Post by admin » Mon Jan 06, 2020 3:02 am

Heading into the 2020 season, there is the great Phillies mystery — the mystery of Rhys Hoskins.

For nearly two years — starting with his sensational debut in August 2017 when he smashed 11 home runs in his first 18 games — Hoskins had legit beast status. A right-handed bat that blended patience with power. And seemed like the perfect pairing with lefty slugger Bryce Harper.

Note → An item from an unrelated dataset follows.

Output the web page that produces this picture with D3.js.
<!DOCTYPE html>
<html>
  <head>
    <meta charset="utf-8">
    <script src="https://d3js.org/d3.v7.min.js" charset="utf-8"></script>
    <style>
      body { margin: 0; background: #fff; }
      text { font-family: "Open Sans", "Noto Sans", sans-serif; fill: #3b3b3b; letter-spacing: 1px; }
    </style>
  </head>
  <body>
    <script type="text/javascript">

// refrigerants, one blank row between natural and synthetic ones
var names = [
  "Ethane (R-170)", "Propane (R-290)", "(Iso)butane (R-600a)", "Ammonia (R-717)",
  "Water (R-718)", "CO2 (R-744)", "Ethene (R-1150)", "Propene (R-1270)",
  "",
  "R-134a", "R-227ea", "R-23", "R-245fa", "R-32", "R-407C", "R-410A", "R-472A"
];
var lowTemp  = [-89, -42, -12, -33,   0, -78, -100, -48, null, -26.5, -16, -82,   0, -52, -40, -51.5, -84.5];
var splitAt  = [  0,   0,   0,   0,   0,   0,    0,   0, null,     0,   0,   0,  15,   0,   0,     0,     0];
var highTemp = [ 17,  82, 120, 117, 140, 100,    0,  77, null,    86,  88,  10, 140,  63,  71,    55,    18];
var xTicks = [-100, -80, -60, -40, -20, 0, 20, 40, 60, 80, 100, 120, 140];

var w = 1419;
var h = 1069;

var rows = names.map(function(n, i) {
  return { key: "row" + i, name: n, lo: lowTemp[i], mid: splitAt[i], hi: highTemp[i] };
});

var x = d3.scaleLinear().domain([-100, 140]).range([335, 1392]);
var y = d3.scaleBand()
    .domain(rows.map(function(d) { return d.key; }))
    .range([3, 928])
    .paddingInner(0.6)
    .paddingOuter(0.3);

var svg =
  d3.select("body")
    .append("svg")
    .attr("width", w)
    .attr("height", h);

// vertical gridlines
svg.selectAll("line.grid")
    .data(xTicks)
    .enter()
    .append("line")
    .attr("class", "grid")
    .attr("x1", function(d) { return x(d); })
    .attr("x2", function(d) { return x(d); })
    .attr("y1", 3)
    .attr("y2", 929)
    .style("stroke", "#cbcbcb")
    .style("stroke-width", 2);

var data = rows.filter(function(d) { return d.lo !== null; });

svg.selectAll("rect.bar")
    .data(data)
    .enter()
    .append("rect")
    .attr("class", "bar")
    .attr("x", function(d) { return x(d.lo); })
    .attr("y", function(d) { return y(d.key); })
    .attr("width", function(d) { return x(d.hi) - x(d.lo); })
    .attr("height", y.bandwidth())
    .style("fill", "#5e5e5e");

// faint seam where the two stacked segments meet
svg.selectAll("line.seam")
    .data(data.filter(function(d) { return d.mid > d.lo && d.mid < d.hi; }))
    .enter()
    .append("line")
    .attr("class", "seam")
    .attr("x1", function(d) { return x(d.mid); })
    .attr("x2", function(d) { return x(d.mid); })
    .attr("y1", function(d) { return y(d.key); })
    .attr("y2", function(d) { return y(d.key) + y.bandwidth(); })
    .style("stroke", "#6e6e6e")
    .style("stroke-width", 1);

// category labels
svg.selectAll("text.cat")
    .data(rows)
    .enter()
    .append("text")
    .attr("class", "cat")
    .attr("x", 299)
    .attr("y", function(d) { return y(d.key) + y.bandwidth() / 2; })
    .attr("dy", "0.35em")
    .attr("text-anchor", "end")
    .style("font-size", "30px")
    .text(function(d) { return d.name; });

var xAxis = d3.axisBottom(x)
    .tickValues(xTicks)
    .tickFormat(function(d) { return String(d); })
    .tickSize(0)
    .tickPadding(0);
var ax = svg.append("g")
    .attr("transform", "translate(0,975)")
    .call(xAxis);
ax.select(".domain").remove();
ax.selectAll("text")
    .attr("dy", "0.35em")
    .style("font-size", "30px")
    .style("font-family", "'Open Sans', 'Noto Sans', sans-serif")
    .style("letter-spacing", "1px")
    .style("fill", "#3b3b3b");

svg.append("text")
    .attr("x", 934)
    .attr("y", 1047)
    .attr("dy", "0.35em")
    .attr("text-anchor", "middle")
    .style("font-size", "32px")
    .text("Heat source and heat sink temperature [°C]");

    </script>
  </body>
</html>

Then came the last three months of Hoskins’ 2019 season. One word: Ugh. More like: Ugly. Post All-Star break, Hoskins hit .180 with 9 home runs and 26 RBI in 71 games and 255 at-bats. Such a blazing free-fall led us to wonder: What’s wrong with Rhys? But we never got answers. Never heard of any injury. All we got was The Power of Positive Thinking by Phillies manager Gabe Kapler. Here’s what Kapler shoveled to us mid-September regarding Hoskins’ epic slump: “As long as he’s healthy and strong, he’ll be in the lineup for us. I believe he’s our best option always. I believe he’s among our best weapons every single day.” And Gabe Kapler has been fired.

Speaking of fired, remember John Mallee? No? The Phils’ hitting coach from 2018 to ‘19? Still no? But you do remember Charlie Manuel, and Manuel, at 75 years old, ditched chillin’ in semi-retirement to replace Mallee on Aug. 13 of last year, with a clear (yet unspoken) assignment: Fix Rhys.

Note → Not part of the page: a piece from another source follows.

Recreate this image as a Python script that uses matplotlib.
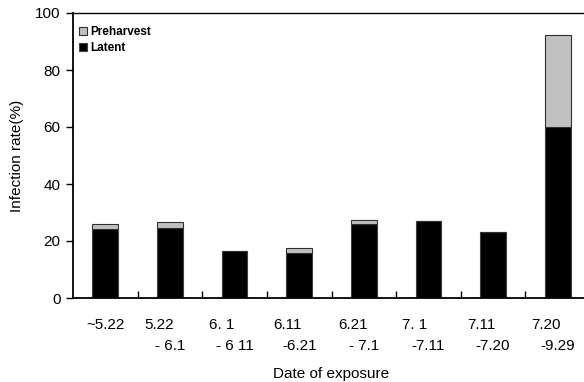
import matplotlib
matplotlib.use("Agg")
import matplotlib.pyplot as plt
import numpy as np

plt.rcParams['font.family'] = ['Liberation Sans', 'DejaVu Sans']

line1 = ["~5.22", "5.22", "6. 1", "6.11", "6.21", "7. 1", "7.11", "7.20"]
line2 = ["", "- 6.1", "- 6 11", "-6.21", "- 7.1", "-7.11", "-7.20", "-9.29"]
latent = [24.2, 24.7, 16.6, 15.9, 25.9, 27.1, 23.3, 60.0]
total = [26.0, 26.6, 16.6, 17.4, 27.4, 27.1, 23.3, 92.3]
preharvest = [t - l for t, l in zip(total, latent)]

fig = plt.figure(figsize=(5.84, 3.82), dpi=100)
ax = fig.add_axes([73/584, 84/382, 517/584, 285/382])

x = np.arange(len(latent))
ax.bar(x, latent, width=0.4, color='black', edgecolor='#404040', linewidth=0.8, label='Latent', zorder=2)
ax.bar(x, preharvest, width=0.4, bottom=latent, color='#c0c0c0', edgecolor='#303030', linewidth=0.8,
       label='Preharvest', zorder=2)

ax.set_xlim(-0.5, len(latent) - 0.5)
ax.set_ylim(0, 100)
ax.set_yticks([0, 20, 40, 60, 80, 100])
ax.tick_params(axis='y', direction='out', length=5, width=1, labelsize=11, pad=4)

# boundary ticks on x-axis (inward), no labels
ax.set_xticks(np.arange(0.5, len(latent) - 0.5, 1.0))
ax.set_xticklabels([])
ax.tick_params(axis='x', direction='in', length=5, width=1)

for i, (a, b) in enumerate(zip(line1, line2)):
    if b:
        ax.annotate(a, xy=(i, 0), xycoords=('data', 'axes fraction'), xytext=(-26, -27),
                    textcoords='offset pixels', ha='left', va='center', fontsize=11)
        ax.annotate(b, xy=(i, 0), xycoords=('data', 'axes fraction'), xytext=(0, -48),
                    textcoords='offset pixels', ha='center', va='center', fontsize=11)
    else:
        ax.annotate(a, xy=(i, 0), xycoords=('data', 'axes fraction'), xytext=(0, -27),
                    textcoords='offset pixels', ha='center', va='center', fontsize=11)

ax.set_ylabel('Infection rate(%)', fontsize=11, labelpad=8)
ax.set_xlabel('Date of exposure', fontsize=11, labelpad=46)

for s in ['left', 'bottom']:
    ax.spines[s].set_linewidth(1.3)
ax.spines['top'].set_linewidth(1.0)
ax.spines['right'].set_visible(False)

h, l = ax.get_legend_handles_labels()
ax.legend(h[::-1], l[::-1], loc='upper left', bbox_to_anchor=(0.0, 0.975), frameon=False,
          prop={'weight': 'bold', 'size': 8.5},
          handlelength=0.7, handleheight=0.7, handletextpad=0.3, labelspacing=0.35,
          borderaxespad=0.3, borderpad=0.2)

fig.savefig('out.png', dpi=100)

If Hoskins were on pace in August for 38-100-.275, would Mallee have been sacked? Probably not. The firing of Mallee raised loud questions. Did Mallee and his maze of analytics screw up Hoskins? Would Uncle Cholly’s Yoda wisdom of clubbing a baseball bring back the old Rhys? Well, put it this way, the Phillies needed the real Yoda to help the hapless Hoskins, who hit .170 with 4 home runs and 10 RBI in September. After the season, Manuel went back into chillin’, and the Phillies in November announced the hiring of new hitting coach Joe Dillon, the assistant hitting coach for World Series champion Washington Nationals.

Priority No. 1 for Dillon will be to resurrect the old Hoskins. But who is Dillon? “The best assistant in baseball” is how Nationals lead hitting coach Kevin Long described him. Dillon, 44, is another analytics guy but, unlike Mallee who preached a universal approach to his system, Dillon doesn’t force-feed one style on every hitter. He’s known for a cognitive-based approach to hitting. Dillon recently discussed Hoskins’ struggles with the Philadelphia Inquirer: “All of baseball knows that he did struggle a little bit the last half of last year. I’ve looked at some things, but I haven’t really delved into it yet... It’s definitely on the docket to dive into him.”

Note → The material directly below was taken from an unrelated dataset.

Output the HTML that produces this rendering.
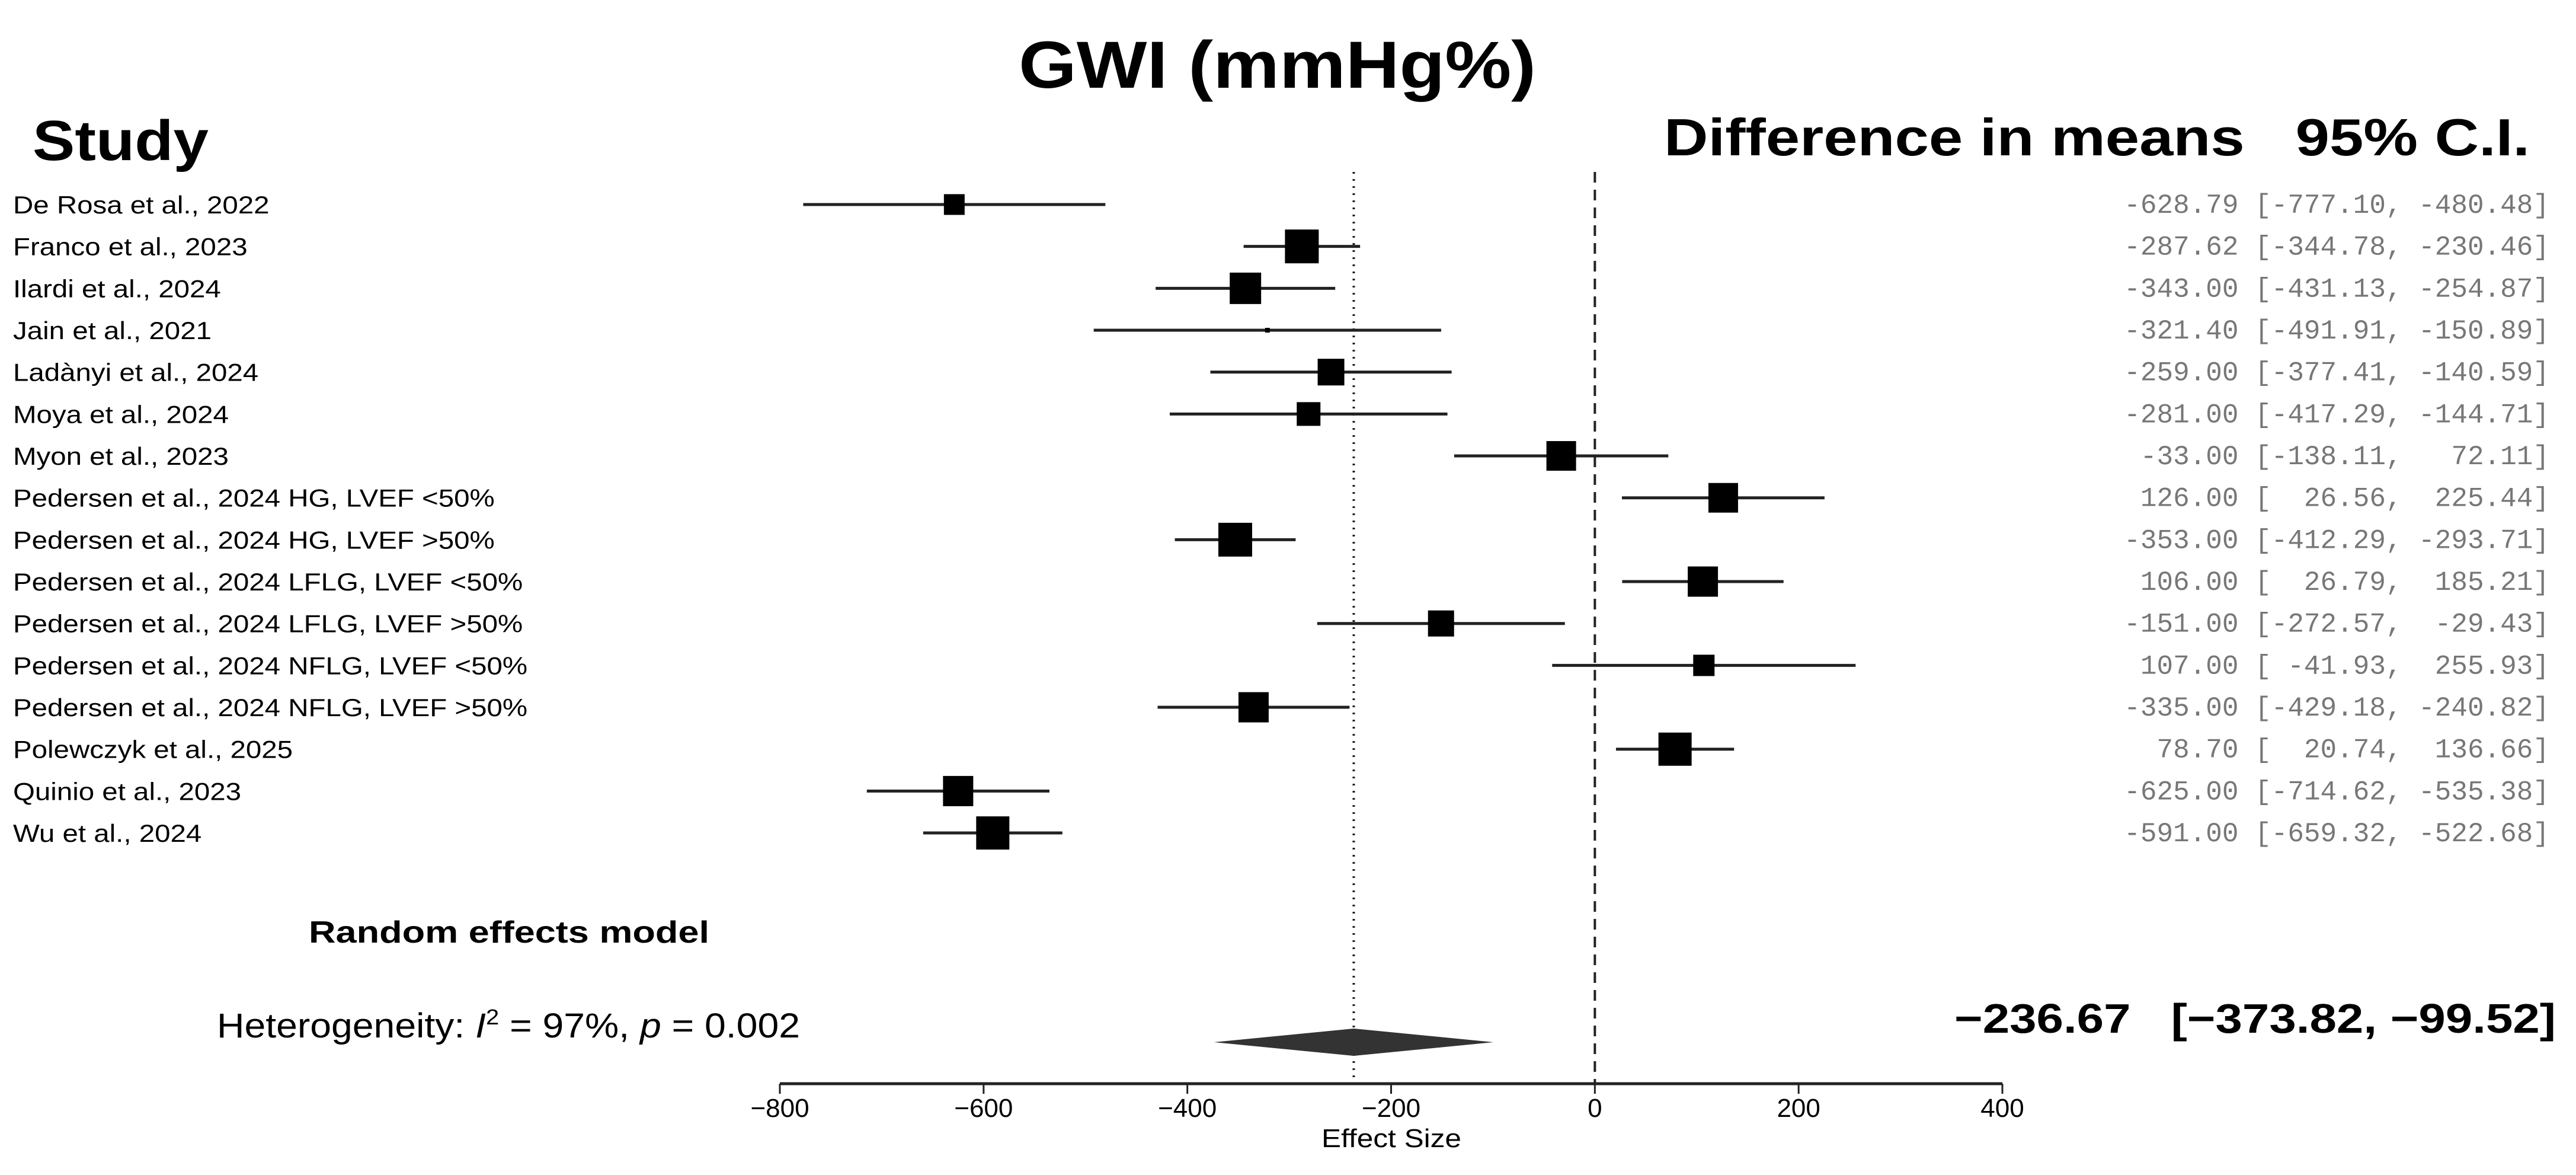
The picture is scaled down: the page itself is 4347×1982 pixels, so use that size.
<!DOCTYPE html>
<html><head><meta charset="utf-8"><style>
html,body{margin:0;padding:0;background:#fff;}
svg{display:block;}
text{font-family:"Liberation Sans",Arial,sans-serif;}
.mono{font-family:"Liberation Mono",monospace;fill:#777;white-space:pre;}
</style></head><body>
<svg id="chart" width="4347" height="1982" viewBox="0 0 4347 1982" xmlns="http://www.w3.org/2000/svg">
<text x="1719" y="148" font-size="112" font-weight="bold" textLength="873" lengthAdjust="spacingAndGlyphs">GWI (mmHg%)</text>
<text x="55" y="270" font-size="96" font-weight="bold" textLength="297" lengthAdjust="spacingAndGlyphs">Study</text>
<text x="2808" y="262" font-size="88" font-weight="bold" textLength="1461" lengthAdjust="spacingAndGlyphs" style="white-space:pre">Difference in means   95% C.I.</text>
<g id="marks"></g>
<text x="521" y="1590" font-size="52" font-weight="bold" textLength="676" lengthAdjust="spacingAndGlyphs">Random effects model</text>
<text x="366" y="1750" font-size="58" textLength="984" lengthAdjust="spacingAndGlyphs">Heterogeneity: <tspan font-style="italic">I</tspan><tspan font-size="36" dy="-22">2</tspan><tspan dy="22"> = 97%, </tspan><tspan font-style="italic">p</tspan> = 0.002</text>
<text x="3298" y="1742" font-size="70" font-weight="bold" textLength="1015" lengthAdjust="spacingAndGlyphs" style="white-space:pre">−236.67   [−373.82, −99.52]</text>
<text x="2348" y="1935" font-size="44" text-anchor="middle" textLength="236" lengthAdjust="spacingAndGlyphs">Effect Size</text>
</svg>
<script>
const studies=["De Rosa et al., 2022","Franco et al., 2023","Ilardi et al., 2024","Jain et al., 2021","Ladànyi et al., 2024","Moya et al., 2024","Myon et al., 2023","Pedersen et al., 2024 HG, LVEF <50%","Pedersen et al., 2024 HG, LVEF >50%","Pedersen et al., 2024 LFLG, LVEF <50%","Pedersen et al., 2024 LFLG, LVEF >50%","Pedersen et al., 2024 NFLG, LVEF <50%","Pedersen et al., 2024 NFLG, LVEF >50%","Polewczyk et al., 2025","Quinio et al., 2023","Wu et al., 2024"];
const means=[-628.79,-287.62,-343.00,-321.40,-259.00,-281.00,-33.00,126.00,-353.00,106.00,-151.00,107.00,-335.00,78.70,-625.00,-591.00];
const lower=[-777.10,-344.78,-431.13,-491.91,-377.41,-417.29,-138.11,26.56,-412.29,26.79,-272.57,-41.93,-429.18,20.74,-714.62,-659.32];
const upper=[-480.48,-230.46,-254.87,-150.89,-140.59,-144.71,72.11,225.44,-293.71,185.21,-29.43,255.93,-240.82,136.66,-535.38,-522.68];
const weights=[35,57,53,8,45,40,50,50,57,51,44,36,51,56,51,56];
const xTicks=[-800,-600,-400,-200,0,200,400];
const summary=[-236.67,-373.82,-99.52];
const NS="http://www.w3.org/2000/svg";
const g=document.getElementById('marks');
const X=v=>1316+(v+800)*(3379-1316)/1200;
const Y=i=>345+i*70.67;
function mk(t,a){const e=document.createElementNS(NS,t);for(const k in a)e.setAttribute(k,a[k]);g.appendChild(e);return e;}
const f=v=>v.toFixed(2);
const pad=(s,n)=>s.padStart(n," ");
let l=mk('line',{x1:X(summary[0]),x2:X(summary[0]),y1:290,y2:1828,stroke:'#222','stroke-width':4,'stroke-dasharray':'3 9'});


l=mk('line',{x1:X(0),x2:X(0),y1:290,y2:1828,stroke:'#222','stroke-width':4,'stroke-dasharray':'18 12'});


studies.forEach((s,i)=>{
  const y=Y(i);
  let t=mk('text',{x:22/1.13,y:y+15,'font-size':42,transform:'scale(1.13,1)'});t.textContent=s;
  
  
  let ci=mk('line',{x1:X(lower[i]),x2:X(upper[i]),y1:y,y2:y,stroke:'#222','stroke-width':5});
  
  
  const w=weights[i];
  let r=mk('rect',{x:X(means[i])-w/2,y:y-w/2,width:w,height:w,fill:'#000'});
  
  
  let v=mk('text',{x:4302,y:y+14,'font-size':46,'text-anchor':'end','class':'mono'});
  v.textContent=pad(f(means[i]),7)+" ["+pad(f(lower[i]),7)+", "+pad(f(upper[i]),7)+"]";
  
  
});
const dy=1758,dh=23;
let d=mk('polygon',{points:`${X(summary[1])},${dy} ${X(summary[0])},${dy-dh} ${X(summary[2])},${dy} ${X(summary[0])},${dy+dh}`,fill:'#333'});


let ax=mk('line',{x1:X(xTicks[0]),x2:X(xTicks[xTicks.length-1]),y1:1828,y2:1828,stroke:'#222','stroke-width':5});


xTicks.forEach(v=>{
  let tk=mk('line',{x1:X(v),x2:X(v),y1:1828,y2:1845,stroke:'#222','stroke-width':3});
  
  
  let tl=mk('text',{x:X(v),y:1884,'font-size':44,'text-anchor':'middle'});
  tl.textContent=v<0?"−"+Math.abs(v):String(v);
  
  
});
</script>
</body></html>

New Phillies manager Joe Girardi released a statement on the hiring of Dillon: “I was impressed with Joe’s knowledge of swing mechanics and his ideas on how you combat today’s power pitchers. He has great drills to use to prepare hitters for velocity.”

One of Dillon’s drills is using machines to throw specific pitches on different angles and planes to replicate game conditions and train the batter’s eye to make split-second decisions. Unlike traditional batting practice, when batters swing at virtually everything.

The Nationals’ Trea Turner and Ryan Zimmerman reportedly swore by Dillon’s cognitive-based system while Harper, when he and Dillon were on the 2018 Nationals together, chose to do his own thing.

In 2020, we will find out if Dillon can fix Hoskins. Or if Hoskins can fix Hoskins. Or the Phillies best call Yoda.